_Data provided_:

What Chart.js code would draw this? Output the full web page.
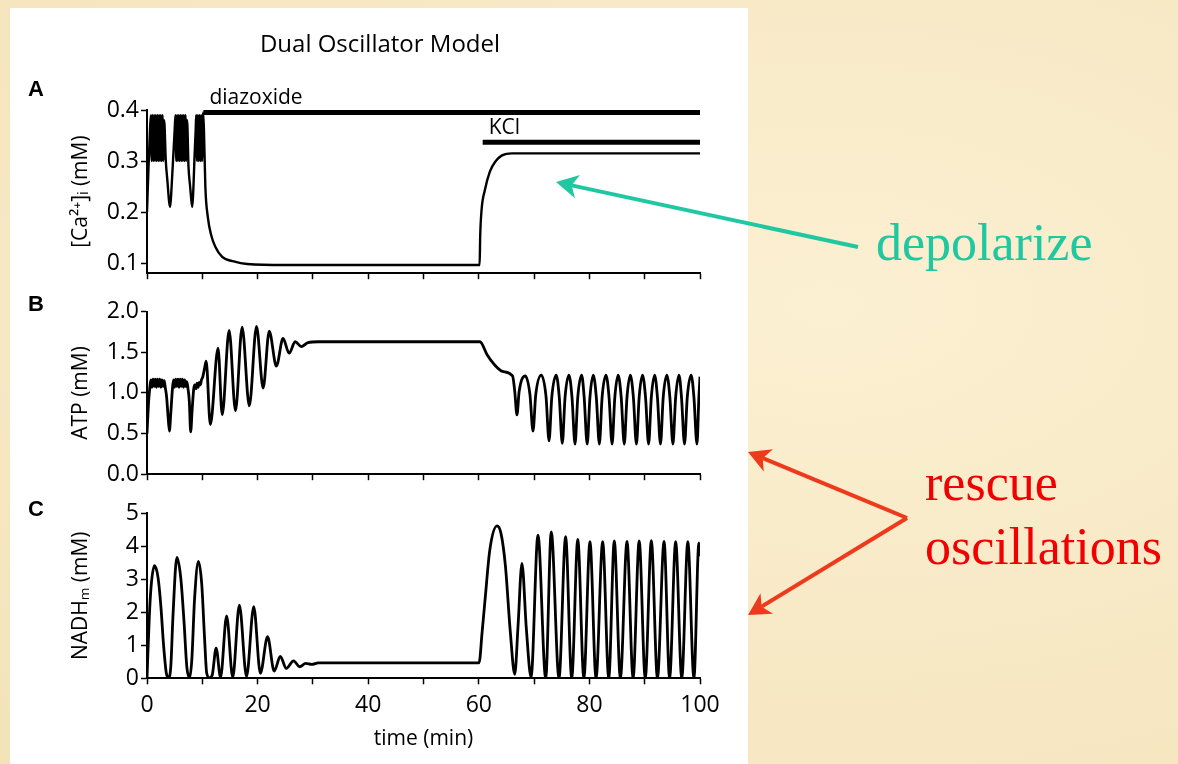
<!DOCTYPE html>
<html>
<head>
<meta charset="utf-8">
<title>Dual Oscillator Model</title>
<script src="https://cdn.jsdelivr.net/npm/chart.js@4.4.1/dist/chart.umd.min.js"></script>
<style>
    body { margin: 0; width: 1178px; height: 764px; overflow: hidden; position: relative;
           background: radial-gradient(ellipse at 70% 40%, #fbf0d2 0%, #f7e7c2 70%, #f4e2b8 100%); }
    #sheet { position: absolute; left: 10px; top: 8px; width: 738px; height: 756px; background: #fff; }
    canvas { position: absolute; left: 0; }
    svg { position: absolute; left: 0; top: 0; }
</style>
</head>
<body>
<div id="sheet"></div>
<canvas id="caChart" width="760" height="210" style="top:80px;width:760px;height:210px"></canvas>
<canvas id="atpChart" width="760" height="200" style="top:290px;width:760px;height:200px"></canvas>
<canvas id="nadhChart" width="760" height="274" style="top:490px;width:760px;height:274px"></canvas>
<svg id="notes" width="1178" height="764">
    <text x="380" y="52" text-anchor="middle" font-family="Open Sans" font-size="24">Dual Oscillator Model</text>
    <text x="28" y="96" font-family="Liberation Sans" font-weight="bold" font-size="22">A</text>
    <text x="28" y="311" font-family="Liberation Sans" font-weight="bold" font-size="22">B</text>
    <text x="28" y="516" font-family="Liberation Sans" font-weight="bold" font-size="22">C</text>
    <text x="876" y="260" font-family="Liberation Serif" font-size="52" fill="#1fc8a0">depolarize</text>
    <text x="925" y="500" font-family="Liberation Serif" font-size="52" fill="#f00000">rescue</text>
    <text x="925" y="564" font-family="Liberation Serif" font-size="52" fill="#f00000">oscillations</text>
</svg>
<script>
// ---- data (time in min, concentrations in mM) ----
const caTrace = [
    [0, 0.20], [0.25, 0.28], [0.5, 0.35],
    [0.7, 0.39], [0.85, 0.30], [1.0, 0.39], [1.15, 0.30], [1.3, 0.39], [1.45, 0.30], [1.6, 0.39], [1.75, 0.30],
    [1.9, 0.39], [2.05, 0.30], [2.2, 0.39], [2.35, 0.30], [2.5, 0.39], [2.65, 0.30], [2.8, 0.39], [2.95, 0.30], [3.1, 0.38],
    [3.4, 0.30], [3.7, 0.26], [4.0, 0.22], [4.2, 0.21], [4.45, 0.25], [4.75, 0.31], [5.0, 0.36],
    [5.15, 0.39], [5.3, 0.30], [5.45, 0.39], [5.6, 0.30], [5.75, 0.39], [5.9, 0.30], [6.05, 0.39], [6.2, 0.30],
    [6.35, 0.39], [6.5, 0.30], [6.65, 0.39], [6.8, 0.30], [6.95, 0.39], [7.1, 0.30], [7.25, 0.38],
    [7.5, 0.29], [7.8, 0.25], [8.05, 0.22], [8.2, 0.21], [8.4, 0.25], [8.6, 0.31], [8.8, 0.36],
    [8.9, 0.39], [9.05, 0.30], [9.2, 0.39], [9.35, 0.30], [9.5, 0.39], [9.65, 0.30], [9.8, 0.39], [9.95, 0.30], [10.15, 0.395],
    [10.3, 0.36], [10.55, 0.25], [11.0, 0.19], [11.6, 0.155], [12.35, 0.132], [13.6, 0.112], [15.7, 0.103], [18.1, 0.098],
    [25, 0.096], [60.15, 0.096],
    [60.25, 0.152], [60.5, 0.204], [61.1, 0.243], [62, 0.279], [63, 0.299], [64.2, 0.311], [66, 0.315], [100, 0.315]
];

const atpTrace = [
    [0, 0.50], [0.3, 0.90], [0.5, 1.06],
    [0.7, 1.16], [0.9, 1.07], [1.1, 1.17], [1.3, 1.08], [1.5, 1.17], [1.7, 1.07], [1.9, 1.17], [2.1, 1.08],
    [2.3, 1.17], [2.5, 1.07], [2.7, 1.16], [2.9, 1.08], [3.1, 1.15], [3.3, 1.07],
    [3.55, 0.95], [3.8, 0.72], [4.05, 0.53], [4.3, 0.75], [4.6, 1.05],
    [4.8, 1.16], [5.0, 1.07], [5.2, 1.17], [5.4, 1.08], [5.6, 1.17], [5.8, 1.07], [6.0, 1.17], [6.2, 1.08],
    [6.4, 1.17], [6.6, 1.07], [6.8, 1.16], [7.0, 1.08], [7.2, 1.14], [7.4, 1.06],
    [7.65, 0.90], [7.9, 0.52], [8.15, 0.78], [8.45, 1.05],
    [8.65, 1.10], [8.85, 1.05], [9.05, 1.12], [9.25, 1.07], [9.45, 1.13], [9.65, 1.10], [9.85, 1.16],
    [10.1, 1.20], [10.4, 1.30], [10.7, 1.39],
    [11.45, 0.61], [12.85, 1.55], [13.6, 0.73], [14.85, 1.77], [16.0, 0.78], [17.2, 1.81], [18.5, 0.84],
    [19.8, 1.82], [21.0, 1.06], [22.1, 1.76], [23.4, 1.33], [24.6, 1.67], [25.7, 1.49], [26.8, 1.63],
    [27.9, 1.57], [29.1, 1.62], [31, 1.63], [60.2, 1.63],
    [61.5, 1.47], [62.8, 1.35], [64.3, 1.265], [66.1, 1.21],
    [66.5, 1.02], [66.9, 0.73], [67.3, 1.02], [68.4, 1.21], [69.25, 0.98],
    [69.8, 0.53], [70.3, 0.98], [71.3, 1.22], [72.15, 0.96],
    [72.7, 0.41], [73.2, 0.95], [74.0, 1.22], [74.55, 0.95],
    [75.1, 0.38], [75.6, 0.95], [76.3, 1.22], [76.85, 0.95],
    [77.4, 0.37], [77.9, 0.95], [78.6, 1.22], [79.05, 0.95],
    [79.6, 0.37], [80.1, 0.95], [80.7, 1.22], [81.25, 0.95],
    [81.8, 0.37], [82.3, 0.95], [83.0, 1.22], [83.55, 0.95],
    [84.1, 0.37], [84.6, 0.95], [85.2, 1.22], [85.75, 0.95],
    [86.3, 0.37], [86.8, 0.95], [87.4, 1.22], [87.95, 0.95],
    [88.5, 0.37], [89.0, 0.95], [89.6, 1.22], [90.15, 0.95],
    [90.7, 0.37], [91.2, 0.95], [91.8, 1.22], [92.3, 0.95],
    [92.85, 0.37], [93.35, 0.95], [94.0, 1.22], [94.55, 0.95],
    [95.1, 0.37], [95.6, 0.95], [96.2, 1.22], [96.65, 0.95],
    [97.2, 0.37], [97.7, 0.95], [98.4, 1.22], [98.9, 0.95],
    [99.45, 0.37], [99.8, 0.95], [100, 1.2]
];

const nadhTrace = [
    [0, 0], [0.4, 1.8], [0.75, 2.8], [1.35, 3.41], [2.0, 3.05], [2.5, 2.2], [3.0, 1.0], [3.5, 0.15], [3.9, 0.02],
    [4.3, 0.35], [4.7, 1.9], [5.4, 3.66], [6.1, 3.05], [6.7, 1.7], [7.2, 0.35], [7.7, 0.02],
    [8.1, 0.55], [8.6, 2.4], [9.3, 3.54], [9.9, 2.85], [10.4, 1.25], [10.8, 0.15], [11.3, 0.01], [11.8, 0.1],
    [12.5, 0.91], [13.3, 0.03], [14.4, 1.89], [15.5, 0.03], [16.7, 2.22], [18.0, 0.05], [19.3, 2.17],
    [20.5, 0.15], [21.8, 1.26], [23.0, 0.22], [24.1, 0.66], [25.2, 0.30], [26.5, 0.53], [27.6, 0.35],
    [28.7, 0.45], [29.8, 0.42], [31, 0.47], [60.05, 0.47],
    [60.6, 1.4], [61.1, 2.32], [62.0, 3.9], [63.3, 4.62], [64.0, 4.4], [64.8, 3.43], [65.7, 1.4], [66.5, 0.12],
    [67.1, 1.6], [67.8, 3.48], [68.6, 1.5], [69.45, 0.03], [70.7, 4.34], [72.1, 0.0], [73.1, 4.44], [74.5, 0.0],
    [75.7, 4.29], [76.8, 0.0], [77.9, 4.21], [79.0, 0.0], [80.1, 4.14], [81.2, 0.0], [82.4, 4.14], [83.5, 0.0],
    [84.5, 4.16], [85.6, 0.0], [86.8, 4.15], [87.9, 0.0], [89.0, 4.16], [90.1, 0.0], [91.2, 4.17], [92.3, 0.0],
    [93.5, 4.15], [94.5, 0.0], [95.6, 4.14], [96.7, 0.0], [97.8, 4.14], [98.9, 0.0], [99.8, 4.1], [100, 3.7]
];

// drug application bars in panel A
const drugNames = ['diazoxide', 'KCl'];
const drugStart = [10.2, 60.7];
const drugLevel = [0.395, 0.337];

// axes
const timeTicks = [0, 10, 20, 30, 40, 50, 60, 70, 80, 90, 100];
const timeLabels = ['0', '', '20', '', '40', '', '60', '', '80', '', '100'];
const caTicks = [0.1, 0.15, 0.2, 0.25, 0.3, 0.35, 0.4];
const caLabels = ['0.1', '', '0.2', '', '0.3', '', '0.4'];
const atpTicks = [0, 0.25, 0.5, 0.75, 1.0, 1.25, 1.5, 1.75, 2.0];
const atpLabels = ['0.0', '', '0.5', '', '1.0', '', '1.5', '', '2.0'];
const nadhTicks = [0, 0.5, 1, 1.5, 2, 2.5, 3, 3.5, 4, 4.5, 5];
const nadhLabels = ['0', '', '1', '', '2', '', '3', '', '4', '', '5'];

const FONT = '"Open Sans", sans-serif';
const toXY = pairs => pairs.map(p => ({ x: p[0], y: p[1] }));

const drugLabelPlugin = {
    id: 'drugLabels',
    afterDatasetsDraw(chart) {
        if (chart.canvas.id !== 'caChart') return;
        const { ctx, scales: { x, y } } = chart;
        ctx.save();
        ctx.fillStyle = '#000';
        ctx.textBaseline = 'alphabetic';
        ctx.font = '21px ' + FONT;
        drugNames.forEach((name, i) => {
            ctx.fillText(name, x.getPixelForValue(drugStart[i]) + 6, y.getPixelForValue(drugLevel[i]) - (i === 0 ? 9 : 8));
        });
        ctx.restore();
    }
};

function axisGrid() {
    return { drawOnChartArea: false, drawTicks: true, tickLength: 6, tickColor: '#000', tickWidth: 1.5 };
}

function createPanel(id, datasets, y, showTime, pad, xHeight) {
    const ctx = document.getElementById(id).getContext('2d');
    return new Chart(ctx, {
        type: 'line',
        data: { datasets },
        options: {
            responsive: false,
            animation: false,
            events: [],
            layout: { padding: pad },
            elements: { point: { radius: 0 } },
            plugins: { legend: { display: false }, tooltip: { enabled: false } },
            scales: {
                x: {
                    type: 'linear', min: 0, max: 100,
                    afterBuildTicks: s => { s.ticks = timeTicks.map(v => ({ value: v })); },
                    afterFit: s => { s.height = xHeight; },
                    border: { color: '#000', width: 2 },
                    grid: axisGrid(),
                    ticks: {
                        display: showTime, autoSkip: false, maxRotation: 0, padding: 7,
                        color: '#000', font: { family: FONT, size: 23 },
                        callback: (v, i) => timeLabels[i]
                    },
                    title: {
                        display: showTime, text: 'time (min)', color: '#000',
                        font: { family: FONT, size: 21 }, padding: { top: 0, bottom: 7 }
                    }
                },
                y: {
                    min: y.min, max: y.max,
                    afterBuildTicks: s => { s.ticks = y.ticks.map(v => ({ value: v })); },
                    afterFit: s => { s.width = 79; },
                    border: { color: '#000', width: 2 },
                    grid: axisGrid(),
                    ticks: {
                        padding: 2, color: '#000', font: { family: FONT, size: 23 },
                        callback: (v, i) => y.labels[i]
                    },
                    title: {
                        display: true, text: y.title, color: '#000',
                        font: { family: FONT, size: 21 }, padding: 0
                    }
                }
            }
        },
        plugins: [drugLabelPlugin]
    });
}

function trace(pairs, width) {
    return {
        data: toXY(pairs), borderColor: '#000', borderWidth: width,
        cubicInterpolationMode: 'monotone', fill: false
    };
}

const drugBars = drugNames.map((name, i) => ({
    label: name,
    data: [{ x: drugStart[i], y: drugLevel[i] }, { x: 100, y: drugLevel[i] }],
    borderColor: '#000', borderWidth: 5, borderCapStyle: 'butt', tension: 0
}));

createPanel('caChart', [trace(caTrace, 2.4), ...drugBars],
    { min: 0.08, max: 0.4, ticks: caTicks, labels: caLabels, title: '[Ca²⁺]ᵢ (mM)' },
    false, { top: 30, bottom: 6.8, left: 68, right: 60 }, 10);

createPanel('atpChart', [trace(atpTrace, 2.8)],
    { min: 0, max: 2, ticks: atpTicks, labels: atpLabels, title: 'ATP (mM)' },
    false, { top: 21.7, bottom: 5, left: 68, right: 60 }, 10);

createPanel('nadhChart', [trace(nadhTrace, 2.8)],
    { min: 0, max: 5, ticks: nadhTicks, labels: nadhLabels, title: 'NADHₘ (mM)' },
    true, { top: 23.3, bottom: 5.7, left: 68, right: 60 }, 80);

// annotation arrows (page coordinates)
const arrows = [
    { from: [858, 247], to: [556, 182], color: '#1fc8a0' },
    { from: [907, 518], to: [748, 452], color: '#ee3a1c' },
    { from: [907, 518], to: [748, 615], color: '#ee3a1c' }
];
const svg = document.getElementById('notes');
const NS = 'http://www.w3.org/2000/svg';
arrows.forEach(a => {
    const dx = a.to[0] - a.from[0], dy = a.to[1] - a.from[1];
    const len = Math.hypot(dx, dy), ux = dx / len, uy = dy / len;
    const headLen = 22, half = 12;
    const bx = a.to[0] - ux * headLen, by = a.to[1] - uy * headLen;
    const line = document.createElementNS(NS, 'line');
    line.setAttribute('x1', a.from[0]); line.setAttribute('y1', a.from[1]);
    line.setAttribute('x2', bx + ux * 6); line.setAttribute('y2', by + uy * 6);
    line.setAttribute('stroke', a.color); line.setAttribute('stroke-width', 4);
    svg.appendChild(line);
    const head = document.createElementNS(NS, 'polygon');
    const pts = [
        [a.to[0], a.to[1]],
        [bx - uy * half, by + ux * half],
        [bx + ux * 6, by + uy * 6],
        [bx + uy * half, by - ux * half]
    ];
    head.setAttribute('points', pts.map(p => p.join(',')).join(' '));
    head.setAttribute('fill', a.color);
    svg.appendChild(head);
});
</script>
</body>
</html>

_Given task_: Go through the data and gather every line that holds "page".

_Full solution_:
What Chart.js code would draw this? Output the full web page.
// annotation arrows (page coordinates)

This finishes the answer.